Raw data:
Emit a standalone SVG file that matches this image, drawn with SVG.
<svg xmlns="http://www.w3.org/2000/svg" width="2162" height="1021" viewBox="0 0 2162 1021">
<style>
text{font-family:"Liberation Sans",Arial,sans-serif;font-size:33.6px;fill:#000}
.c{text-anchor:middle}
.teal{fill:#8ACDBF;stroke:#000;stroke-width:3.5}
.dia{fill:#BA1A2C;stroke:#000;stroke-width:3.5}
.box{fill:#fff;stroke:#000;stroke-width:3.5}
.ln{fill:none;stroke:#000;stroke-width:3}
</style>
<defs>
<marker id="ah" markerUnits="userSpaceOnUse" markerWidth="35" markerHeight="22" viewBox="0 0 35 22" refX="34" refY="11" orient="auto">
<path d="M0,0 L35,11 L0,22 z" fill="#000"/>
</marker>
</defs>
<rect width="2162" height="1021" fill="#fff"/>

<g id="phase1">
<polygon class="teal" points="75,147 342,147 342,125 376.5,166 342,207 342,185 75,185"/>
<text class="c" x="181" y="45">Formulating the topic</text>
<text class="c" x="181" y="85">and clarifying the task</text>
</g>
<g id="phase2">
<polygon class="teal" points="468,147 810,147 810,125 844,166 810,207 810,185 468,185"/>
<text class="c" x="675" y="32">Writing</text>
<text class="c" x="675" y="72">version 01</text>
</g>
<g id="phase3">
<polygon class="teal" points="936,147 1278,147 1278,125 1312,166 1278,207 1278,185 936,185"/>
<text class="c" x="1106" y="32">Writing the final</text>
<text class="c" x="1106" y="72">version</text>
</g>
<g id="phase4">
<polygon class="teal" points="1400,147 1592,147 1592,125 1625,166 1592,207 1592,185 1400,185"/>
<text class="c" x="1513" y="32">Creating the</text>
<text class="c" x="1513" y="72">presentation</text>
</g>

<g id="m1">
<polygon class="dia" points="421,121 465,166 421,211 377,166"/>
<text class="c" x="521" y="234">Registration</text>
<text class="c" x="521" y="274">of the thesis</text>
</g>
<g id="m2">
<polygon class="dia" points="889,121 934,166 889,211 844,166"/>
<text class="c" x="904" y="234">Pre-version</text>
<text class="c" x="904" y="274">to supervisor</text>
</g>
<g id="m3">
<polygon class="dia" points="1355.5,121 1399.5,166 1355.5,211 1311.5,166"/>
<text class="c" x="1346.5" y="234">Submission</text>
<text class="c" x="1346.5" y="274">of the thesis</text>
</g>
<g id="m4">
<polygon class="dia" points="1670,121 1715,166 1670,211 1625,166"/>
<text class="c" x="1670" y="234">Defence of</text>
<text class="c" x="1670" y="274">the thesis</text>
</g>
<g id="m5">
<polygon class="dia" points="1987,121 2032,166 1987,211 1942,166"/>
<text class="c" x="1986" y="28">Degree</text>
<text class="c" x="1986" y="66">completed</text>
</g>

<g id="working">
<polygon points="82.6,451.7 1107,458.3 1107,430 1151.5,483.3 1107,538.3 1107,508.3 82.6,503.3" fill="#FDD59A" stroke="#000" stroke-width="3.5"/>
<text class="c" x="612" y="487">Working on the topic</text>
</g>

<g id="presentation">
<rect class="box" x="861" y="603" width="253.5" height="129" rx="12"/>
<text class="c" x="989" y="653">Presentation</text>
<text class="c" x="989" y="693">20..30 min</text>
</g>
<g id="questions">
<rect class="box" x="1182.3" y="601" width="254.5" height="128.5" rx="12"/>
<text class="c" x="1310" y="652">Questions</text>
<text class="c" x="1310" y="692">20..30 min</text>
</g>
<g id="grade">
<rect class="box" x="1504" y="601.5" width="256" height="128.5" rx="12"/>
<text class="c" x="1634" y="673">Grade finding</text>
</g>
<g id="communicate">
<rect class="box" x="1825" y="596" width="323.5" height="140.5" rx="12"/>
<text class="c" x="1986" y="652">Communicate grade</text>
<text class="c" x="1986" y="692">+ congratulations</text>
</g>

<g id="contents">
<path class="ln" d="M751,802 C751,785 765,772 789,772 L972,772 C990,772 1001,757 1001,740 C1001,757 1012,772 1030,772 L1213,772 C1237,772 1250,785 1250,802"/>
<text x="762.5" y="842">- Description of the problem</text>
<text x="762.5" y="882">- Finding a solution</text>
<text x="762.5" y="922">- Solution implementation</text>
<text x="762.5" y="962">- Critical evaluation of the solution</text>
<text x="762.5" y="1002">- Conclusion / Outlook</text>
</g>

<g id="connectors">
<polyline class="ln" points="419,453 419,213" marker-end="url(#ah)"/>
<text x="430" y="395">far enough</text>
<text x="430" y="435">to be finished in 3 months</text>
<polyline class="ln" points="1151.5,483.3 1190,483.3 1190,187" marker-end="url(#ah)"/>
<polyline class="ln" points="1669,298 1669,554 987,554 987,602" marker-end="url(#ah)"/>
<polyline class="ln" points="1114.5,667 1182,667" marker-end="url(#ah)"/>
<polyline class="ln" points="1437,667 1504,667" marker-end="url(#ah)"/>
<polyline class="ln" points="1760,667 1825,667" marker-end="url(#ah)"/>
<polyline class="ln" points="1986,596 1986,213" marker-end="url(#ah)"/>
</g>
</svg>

Task statement:
Would you give the material above again, complete and exact?

Solution to this task:
Emit a standalone SVG file that matches this image, drawn with SVG.
<svg xmlns="http://www.w3.org/2000/svg" width="2162" height="1021" viewBox="0 0 2162 1021">
<style>
text{font-family:"Liberation Sans",Arial,sans-serif;font-size:33.6px;fill:#000}
.c{text-anchor:middle}
.teal{fill:#8ACDBF;stroke:#000;stroke-width:3.5}
.dia{fill:#BA1A2C;stroke:#000;stroke-width:3.5}
.box{fill:#fff;stroke:#000;stroke-width:3.5}
.ln{fill:none;stroke:#000;stroke-width:3}
</style>
<defs>
<marker id="ah" markerUnits="userSpaceOnUse" markerWidth="35" markerHeight="22" viewBox="0 0 35 22" refX="34" refY="11" orient="auto">
<path d="M0,0 L35,11 L0,22 z" fill="#000"/>
</marker>
</defs>
<rect width="2162" height="1021" fill="#fff"/>

<g id="phase1">
<polygon class="teal" points="75,147 342,147 342,125 376.5,166 342,207 342,185 75,185"/>
<text class="c" x="181" y="45">Formulating the topic</text>
<text class="c" x="181" y="85">and clarifying the task</text>
</g>
<g id="phase2">
<polygon class="teal" points="468,147 810,147 810,125 844,166 810,207 810,185 468,185"/>
<text class="c" x="675" y="32">Writing</text>
<text class="c" x="675" y="72">version 01</text>
</g>
<g id="phase3">
<polygon class="teal" points="936,147 1278,147 1278,125 1312,166 1278,207 1278,185 936,185"/>
<text class="c" x="1106" y="32">Writing the final</text>
<text class="c" x="1106" y="72">version</text>
</g>
<g id="phase4">
<polygon class="teal" points="1400,147 1592,147 1592,125 1625,166 1592,207 1592,185 1400,185"/>
<text class="c" x="1513" y="32">Creating the</text>
<text class="c" x="1513" y="72">presentation</text>
</g>

<g id="m1">
<polygon class="dia" points="421,121 465,166 421,211 377,166"/>
<text class="c" x="521" y="234">Registration</text>
<text class="c" x="521" y="274">of the thesis</text>
</g>
<g id="m2">
<polygon class="dia" points="889,121 934,166 889,211 844,166"/>
<text class="c" x="904" y="234">Pre-version</text>
<text class="c" x="904" y="274">to supervisor</text>
</g>
<g id="m3">
<polygon class="dia" points="1355.5,121 1399.5,166 1355.5,211 1311.5,166"/>
<text class="c" x="1346.5" y="234">Submission</text>
<text class="c" x="1346.5" y="274">of the thesis</text>
</g>
<g id="m4">
<polygon class="dia" points="1670,121 1715,166 1670,211 1625,166"/>
<text class="c" x="1670" y="234">Defence of</text>
<text class="c" x="1670" y="274">the thesis</text>
</g>
<g id="m5">
<polygon class="dia" points="1987,121 2032,166 1987,211 1942,166"/>
<text class="c" x="1986" y="28">Degree</text>
<text class="c" x="1986" y="66">completed</text>
</g>

<g id="working">
<polygon points="82.6,451.7 1107,458.3 1107,430 1151.5,483.3 1107,538.3 1107,508.3 82.6,503.3" fill="#FDD59A" stroke="#000" stroke-width="3.5"/>
<text class="c" x="612" y="487">Working on the topic</text>
</g>

<g id="presentation">
<rect class="box" x="861" y="603" width="253.5" height="129" rx="12"/>
<text class="c" x="989" y="653">Presentation</text>
<text class="c" x="989" y="693">20..30 min</text>
</g>
<g id="questions">
<rect class="box" x="1182.3" y="601" width="254.5" height="128.5" rx="12"/>
<text class="c" x="1310" y="652">Questions</text>
<text class="c" x="1310" y="692">20..30 min</text>
</g>
<g id="grade">
<rect class="box" x="1504" y="601.5" width="256" height="128.5" rx="12"/>
<text class="c" x="1634" y="673">Grade finding</text>
</g>
<g id="communicate">
<rect class="box" x="1825" y="596" width="323.5" height="140.5" rx="12"/>
<text class="c" x="1986" y="652">Communicate grade</text>
<text class="c" x="1986" y="692">+ congratulations</text>
</g>

<g id="contents">
<path class="ln" d="M751,802 C751,785 765,772 789,772 L972,772 C990,772 1001,757 1001,740 C1001,757 1012,772 1030,772 L1213,772 C1237,772 1250,785 1250,802"/>
<text x="762.5" y="842">- Description of the problem</text>
<text x="762.5" y="882">- Finding a solution</text>
<text x="762.5" y="922">- Solution implementation</text>
<text x="762.5" y="962">- Critical evaluation of the solution</text>
<text x="762.5" y="1002">- Conclusion / Outlook</text>
</g>

<g id="connectors">
<polyline class="ln" points="419,453 419,213" marker-end="url(#ah)"/>
<text x="430" y="395">far enough</text>
<text x="430" y="435">to be finished in 3 months</text>
<polyline class="ln" points="1151.5,483.3 1190,483.3 1190,187" marker-end="url(#ah)"/>
<polyline class="ln" points="1669,298 1669,554 987,554 987,602" marker-end="url(#ah)"/>
<polyline class="ln" points="1114.5,667 1182,667" marker-end="url(#ah)"/>
<polyline class="ln" points="1437,667 1504,667" marker-end="url(#ah)"/>
<polyline class="ln" points="1760,667 1825,667" marker-end="url(#ah)"/>
<polyline class="ln" points="1986,596 1986,213" marker-end="url(#ah)"/>
</g>
</svg>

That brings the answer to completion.